How to Ride the Performance Management Wave, All the Way to Great Leadership

Keeping a close eye on your employees’ performance and using the data wisely, can help managers reach the next level in leadership. We look at how best practices in team and performance management can create inspirational stories

If there is one aspect of HR that’s especially ROI focused, it’s performance management. After all, what can be a better indicator of productivity and efficiency, than performance?

What often goes unnoticed is the potential of performance management as a continual, one-on-one channel for exchanging feedback, constructive criticism, and appreciation. These, in turn, involve middle management and team leads into organizational processes, and equip them with the tools needed to harness the workforce.

The result? Managers are set on the fast-track to becoming true leaders – visionaries, and the source of possible inspiration for juniors or even peers.

Effective performance management entails more than pushing employees to improve and meet targets. Most discussions on performance management stress on the output side of it, while done right, it can also promote great leadership.

This is key to sustaining performance in the long run, beyond immediate goalposts and the horizons at hand.

While exceptional leaders can prove to be a real asset to your organization, managers who are just getting by can have a detrimental effect.

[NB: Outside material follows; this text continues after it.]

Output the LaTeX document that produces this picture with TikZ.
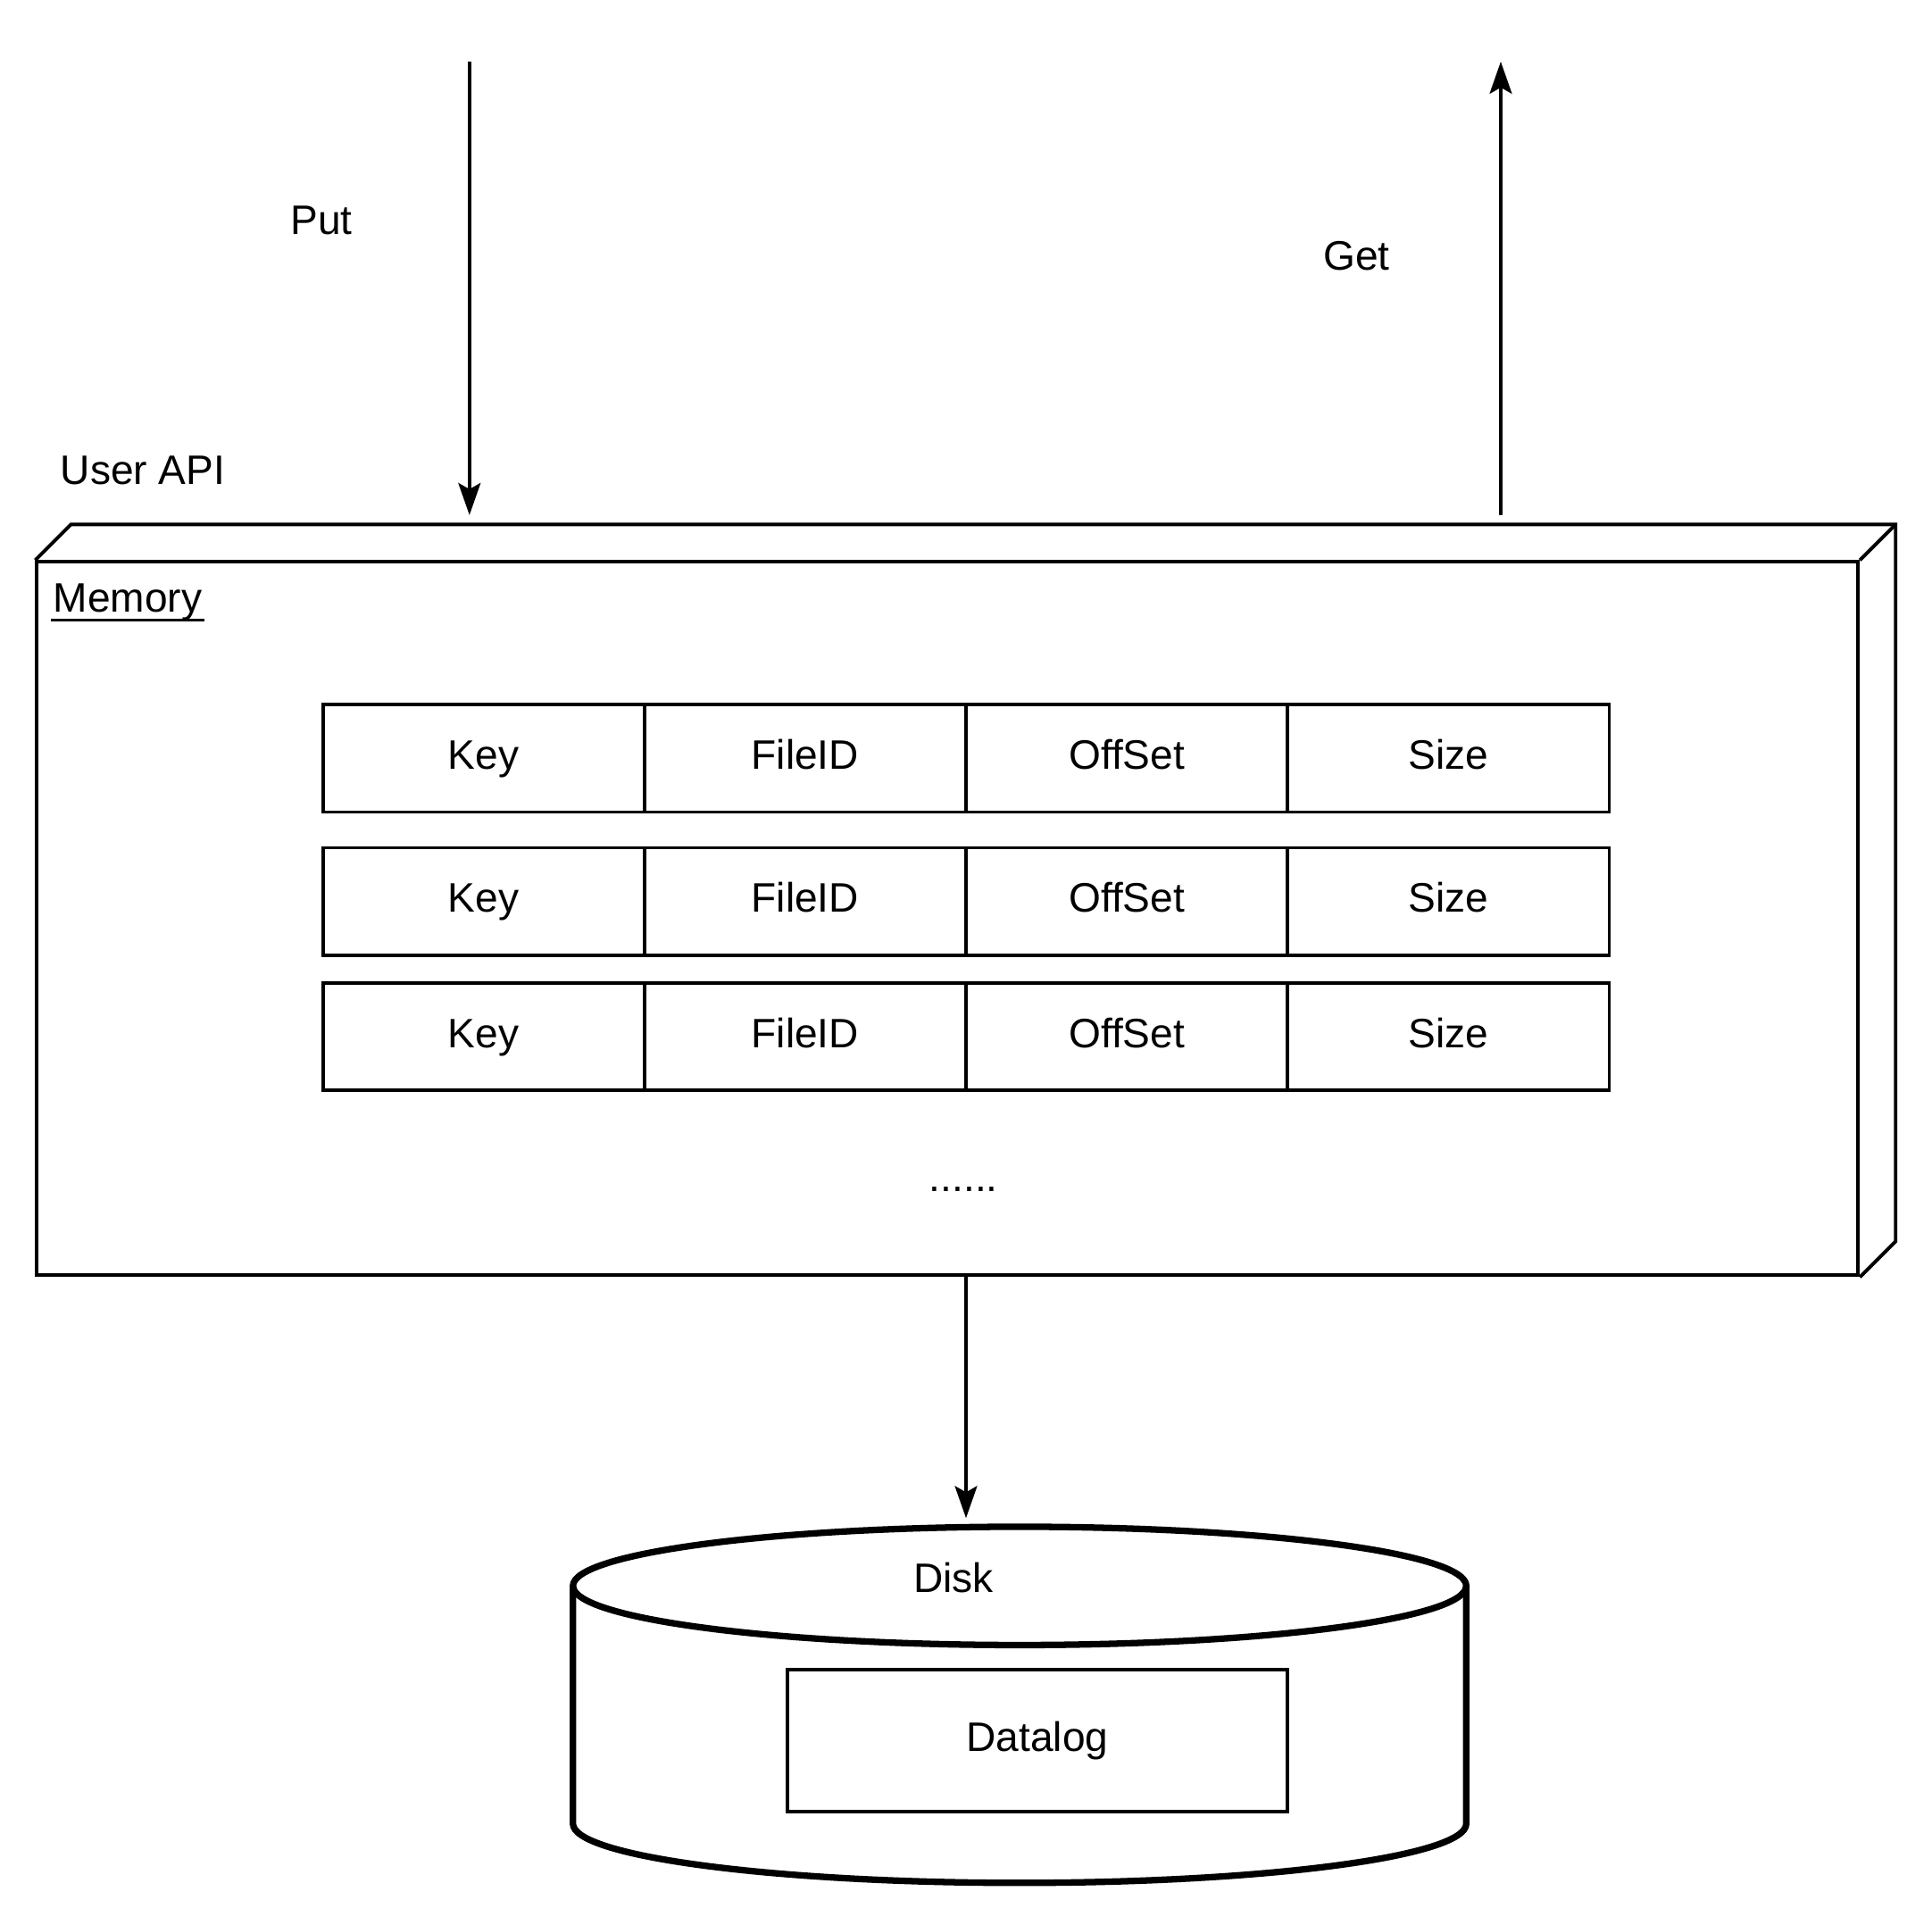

One of the major causes of voluntary employee turnover, this leads to unnecessary costs, poor employer repute, and weak branding for your business.

Effective leaders, on the other hand, are willing to take risks – they go beyond what’s on their plate to ideate, innovate, and contribute to the organizational bulwark.

Here’s a look at how to foster motivational leadership in the workplace, using performance management strategies:

Improve the lines of communication between employees, team leads, and senior management.

When an employee is promoted to a managerial post, it’s often assumed he already has the tools, skillsets, and knowledge base required for the role. This isn’t true in all cases – while the result of appraisals is generally deserved, there could be a learning curve involved.

A robust performance management system elicits feedback and commentary from the new manager on a regular basis . It also includes training mechanisms to help him understand the bigger picture behind team discussions, critical questions, and approval needs.

Performance management platforms that support dialogs – whether real, virtual, or real-time – can significantly add to a manager’s communication skills.

The art of communicating with stakeholders is taking center stage today, and can smoothen relationships within the team. As trust between employee and manager is reinforced and the latter is made aware by senior management what’s required from his role, he becomes more and more comfortable in his new post.

Increase honesty and transparency across the board.

Does your organization encourage candid conversations on the floor?

Increased transparency eliminates siloes and encourages collaborations – a must for modern organizations. Gone are the days of firmly divided teams dedicated to absolutely disconnected tasks. Today, employees are expected to wear several hats at once and managers are no exceptions.

Generally the first or even only touch point to the larger ‘enterprise’ for company foot-soldiers, managers must clearly communicate needs, vision, and strategies, without losing anything in translation.

It’s like an extremely high-stakes game of Chinese Whispers, and it works best when the business is like an open book.

Applications like Sarahah and EightSpokes are helping employers gather accurate feedback on performance, which can be incorporated into stand-ups, weekly discussions, and appraisal meetings.

Begin with providing enough context – employees should be aware of how his role fits into the organizational ecosystem, how he can upskill, and add to the overall journey. Other than pushing the bottom line, this is essential for an empowered workforce.

Also, informal comments bring a relaxed approach to performance management. Employees don’t feel pushed to work – rather, they’re motivated to succeed, by a leader whom they respect. And for performance management to go from the old-school ‘carrot-and-stick’ model to today’s collaborative paradigm, managers can’t just cascade targets downwards.

Transparent performance management pipelines encourage shared ownership – managers take their slice of the criticism pie, and employees get their bit of recognition .

Remember, the modern workplace is no place for fragile egos. Employees must be proactively encouraged to point out gaps, errors, and new opportunities – in the workflow, as well as workforce interactions. Managers who can welcome and imbibe this feedback as part of performance assessment can truly transform into leaders.

Which brings us to – Build a culture of equity and humility.

If there’s one element common to all effective teams, it’s that each team member is valued at par with the next. A reporting manager is only as valuable as the employees working with him, a sentiment that must be fostered across the organization.

An important aspect of performance management, then, is to set aside individual goals and embrace collective ones. At the end of the day, all employees – no matter the designation – are working towards one, unified vision. And as contributions to the bottom line add up, performance management processes should also be linked to recognition platforms.

A mark of a great leader is one that keeps his employees excited and engaged, even when the task at hand might be uninspiring!

Intelligent performance management makes great leaders

Building strong leadership at your company is often a mix of strategic hiring, innovative engagement schemes, and luck. But with a robust performance management system in your HR toolbox, what’s created is an environment ripe for collaboration, new ideas, and forward progression.

Equipped with the right tools, there’s nothing stopping average managers, from becoming aspirational faces of the organization.